WORK REQUIRED:
Retype the lines beneath this one, from the first through the line containing "const y = d3.scaleLinear().domain([0, 110]).range([B, T]);". Pictures are left out.

·····

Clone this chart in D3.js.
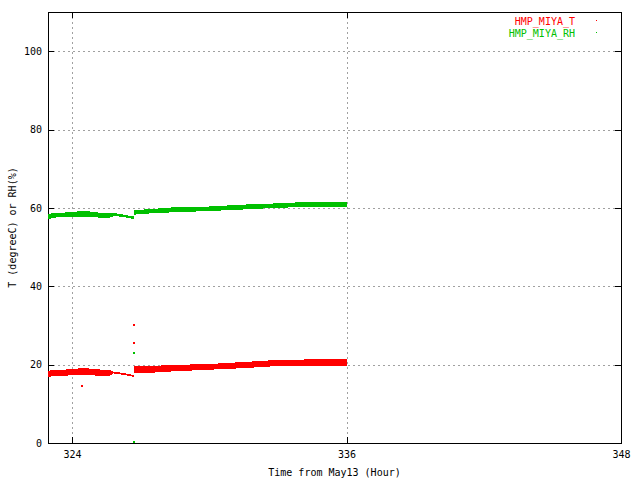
<!DOCTYPE html>
<html><head><meta charset="utf-8">
<script src="https://cdn.jsdelivr.net/npm/d3@7"></script>
<style>body{margin:0;background:#fff}svg{display:block}text{font-family:"DejaVu Sans Mono",monospace;font-size:10px}</style>
</head><body>
<script>
// Time (hours from May13)
const xTicks = [324, 336, 348];
const yTicks = [0, 20, 40, 60, 80, 100];
const seriesNames = ["HMP_MIYA_T", "HMP_MIYA_RH"];

// HMP_MIYA_T: segments of [time, low, high]
const tSeg1Time = [322.95, 323.3, 323.7, 324.3, 324.7, 325.3, 325.6, 325.8];
const tSeg1Low  = [17.0, 17.3, 17.3, 17.6, 17.6, 17.1, 17.1, 17.9];
const tSeg1High = [18.3, 18.6, 18.6, 18.9, 18.9, 18.6, 18.6, 18.1];
const tSeg2Time = [325.8, 326.3, 326.7];
const tSeg2Low  = [17.9, 17.5, 17.0];
const tSeg2High = [18.1, 17.7, 17.2];
const tSeg3Time = [326.72, 327.0, 328.4, 329.9, 331.4, 332.8, 334.3, 336.0];
const tSeg3Low  = [17.9, 17.9, 18.4, 18.8, 19.2, 19.7, 19.9, 19.8];
const tSeg3High = [19.4, 19.4, 19.8, 20.0, 20.5, 21.0, 21.2, 21.2];
const tOutTime = [324.44, 326.72, 326.72];
const tOutVal  = [14.5, 30.2, 25.4];

// HMP_MIYA_RH
const rhSeg1Time = [322.95, 323.3, 323.7, 324.3, 324.7, 325.3, 325.6, 325.8];
const rhSeg1Low  = [57.3, 57.7, 57.7, 57.9, 57.9, 57.6, 57.6, 58.0];
const rhSeg1High = [58.3, 58.7, 58.7, 59.0, 59.0, 58.6, 58.6, 58.6];
const rhSeg2Time = [325.8, 326.2, 326.7];
const rhSeg2Low  = [58.0, 57.9, 57.3];
const rhSeg2High = [58.6, 58.2, 57.7];
const rhSeg3Time = [326.72, 327.0, 328.4, 329.9, 331.4, 332.8, 334.3, 336.0];
const rhSeg3Low  = [58.4, 58.6, 59.0, 59.3, 59.7, 60.1, 60.4, 60.4];
const rhSeg3High = [59.3, 59.4, 60.0, 60.2, 60.7, 61.0, 61.4, 61.4];
const rhOutTime = [326.72, 326.72];
const rhOutVal  = [22.9, 0.3];

const W = 640, H = 480;
const L = 48, R = 621, T = 12, B = 443;
const colors = ["#ff0000", "#00c000"];

const svg = d3.select("body").append("svg").attr("width", W).attr("height", H);
const x = d3.scaleLinear().domain([322.95, 348]).range([L, R]);
const y = d3.scaleLinear().domain([0, 110]).range([B, T]);

// grid
const g = svg.append("g").attr("shape-rendering", "crispEdges");
g.selectAll(".gx").data(xTicks.filter(v => x(v) < R - 1)).enter().append("line")
  .attr("x1", d => Math.round(x(d)) + 0.5).attr("x2", d => Math.round(x(d)) + 0.5)
  .attr("y1", T).attr("y2", B).attr("stroke", "#a0a0a0").attr("stroke-dasharray", "2,3");
g.selectAll(".gy").data(yTicks.filter(v => v > 0)).enter().append("line")
  .attr("y1", d => Math.round(y(d)) + 0.5).attr("y2", d => Math.round(y(d)) + 0.5)
  .attr("x1", L).attr("x2", R).attr("stroke", "#a0a0a0").attr("stroke-dasharray", "2,3");

// axes via d3 axis (ticks inward, labels custom)
const axB = d3.axisBottom(x).tickValues(xTicks).tickSize(-6).tickPadding(8).tickFormat(d3.format("d"));
const axL = d3.axisLeft(y).tickValues(yTicks).tickSize(-6).tickPadding(6).tickFormat(d3.format("d"));
const axT = d3.axisTop(x).tickValues(xTicks).tickSize(-6).tickFormat("");
const axR = d3.axisRight(y).tickValues(yTicks).tickSize(-6).tickFormat("");
function styleAxis(sel){
  sel.select(".domain").remove();
  sel.selectAll("line").attr("stroke", "#000").attr("shape-rendering", "crispEdges");
  sel.selectAll("text").attr("fill", "#000").style("font-family", '"DejaVu Sans Mono",monospace').style("font-size", "10px");
}
svg.append("g").attr("transform", `translate(0,${B})`).call(axB).call(styleAxis);
svg.append("g").attr("transform", `translate(${L},0)`).call(axL).call(styleAxis);
svg.append("g").attr("transform", `translate(0,${T})`).call(axT).call(styleAxis);
svg.append("g").attr("transform", `translate(${R},0)`).call(axR).call(styleAxis);

// frame
svg.append("rect").attr("x", L + 0.5).attr("y", T + 0.5).attr("width", R - L).attr("height", B - T)
  .attr("fill", "none").attr("stroke", "#000").attr("shape-rendering", "crispEdges");

// data bands
const area = d3.area().x(d => x(d[0])).y0(d => y(d[1])).y1(d => y(d[2]));
function band(times, lows, highs, color){
  const pts = times.map((t, i) => [t, lows[i], highs[i]]);
  svg.append("path").attr("d", area(pts)).attr("fill", color).attr("stroke", color)
    .attr("stroke-width", 1).attr("shape-rendering", "crispEdges");
}
band(tSeg1Time, tSeg1Low, tSeg1High, colors[0]);
band(tSeg2Time, tSeg2Low, tSeg2High, colors[0]);
band(tSeg3Time, tSeg3Low, tSeg3High, colors[0]);
band(rhSeg1Time, rhSeg1Low, rhSeg1High, colors[1]);
band(rhSeg2Time, rhSeg2Low, rhSeg2High, colors[1]);
band(rhSeg3Time, rhSeg3Low, rhSeg3High, colors[1]);

function outliers(times, vals, color){
  svg.append("g").selectAll("rect").data(times.map((t, i) => [t, vals[i]])).enter().append("rect")
    .attr("x", d => Math.round(x(d[0])) - 1).attr("y", d => Math.round(y(d[1])) - 1)
    .attr("width", 2).attr("height", 2).attr("fill", color);
}
outliers(tOutTime, tOutVal, colors[0]);
outliers(rhOutTime, rhOutVal, colors[1]);

// legend
seriesNames.forEach((n, i) => {
  svg.append("text").attr("x", 575).attr("y", 25 + i * 12).attr("text-anchor", "end")
    .attr("fill", colors[i]).text(n);
  svg.append("rect").attr("x", 596).attr("y", 20 + i * 12).attr("width", 1).attr("height", 1).attr("fill", colors[i]);
});

// axis titles
svg.append("text").attr("x", (L + R) / 2).attr("y", 476).attr("text-anchor", "middle").text("Time from May13 (Hour)");
svg.append("text").attr("transform", `translate(16,${(T + B) / 2}) rotate(-90)`).attr("text-anchor", "middle").text("T (degreeC) or RH(%)");
</script>
</body></html>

·····

WRITTEN REPLY:
Clone this chart in D3.js.
<!DOCTYPE html>
<html><head><meta charset="utf-8">
<script src="https://cdn.jsdelivr.net/npm/d3@7"></script>
<style>body{margin:0;background:#fff}svg{display:block}text{font-family:"DejaVu Sans Mono",monospace;font-size:10px}</style>
</head><body>
<script>
// Time (hours from May13)
const xTicks = [324, 336, 348];
const yTicks = [0, 20, 40, 60, 80, 100];
const seriesNames = ["HMP_MIYA_T", "HMP_MIYA_RH"];

// HMP_MIYA_T: segments of [time, low, high]
const tSeg1Time = [322.95, 323.3, 323.7, 324.3, 324.7, 325.3, 325.6, 325.8];
const tSeg1Low  = [17.0, 17.3, 17.3, 17.6, 17.6, 17.1, 17.1, 17.9];
const tSeg1High = [18.3, 18.6, 18.6, 18.9, 18.9, 18.6, 18.6, 18.1];
const tSeg2Time = [325.8, 326.3, 326.7];
const tSeg2Low  = [17.9, 17.5, 17.0];
const tSeg2High = [18.1, 17.7, 17.2];
const tSeg3Time = [326.72, 327.0, 328.4, 329.9, 331.4, 332.8, 334.3, 336.0];
const tSeg3Low  = [17.9, 17.9, 18.4, 18.8, 19.2, 19.7, 19.9, 19.8];
const tSeg3High = [19.4, 19.4, 19.8, 20.0, 20.5, 21.0, 21.2, 21.2];
const tOutTime = [324.44, 326.72, 326.72];
const tOutVal  = [14.5, 30.2, 25.4];

// HMP_MIYA_RH
const rhSeg1Time = [322.95, 323.3, 323.7, 324.3, 324.7, 325.3, 325.6, 325.8];
const rhSeg1Low  = [57.3, 57.7, 57.7, 57.9, 57.9, 57.6, 57.6, 58.0];
const rhSeg1High = [58.3, 58.7, 58.7, 59.0, 59.0, 58.6, 58.6, 58.6];
const rhSeg2Time = [325.8, 326.2, 326.7];
const rhSeg2Low  = [58.0, 57.9, 57.3];
const rhSeg2High = [58.6, 58.2, 57.7];
const rhSeg3Time = [326.72, 327.0, 328.4, 329.9, 331.4, 332.8, 334.3, 336.0];
const rhSeg3Low  = [58.4, 58.6, 59.0, 59.3, 59.7, 60.1, 60.4, 60.4];
const rhSeg3High = [59.3, 59.4, 60.0, 60.2, 60.7, 61.0, 61.4, 61.4];
const rhOutTime = [326.72, 326.72];
const rhOutVal  = [22.9, 0.3];

const W = 640, H = 480;
const L = 48, R = 621, T = 12, B = 443;
const colors = ["#ff0000", "#00c000"];

const svg = d3.select("body").append("svg").attr("width", W).attr("height", H);
const x = d3.scaleLinear().domain([322.95, 348]).range([L, R]);
const y = d3.scaleLinear().domain([0, 110]).range([B, T]);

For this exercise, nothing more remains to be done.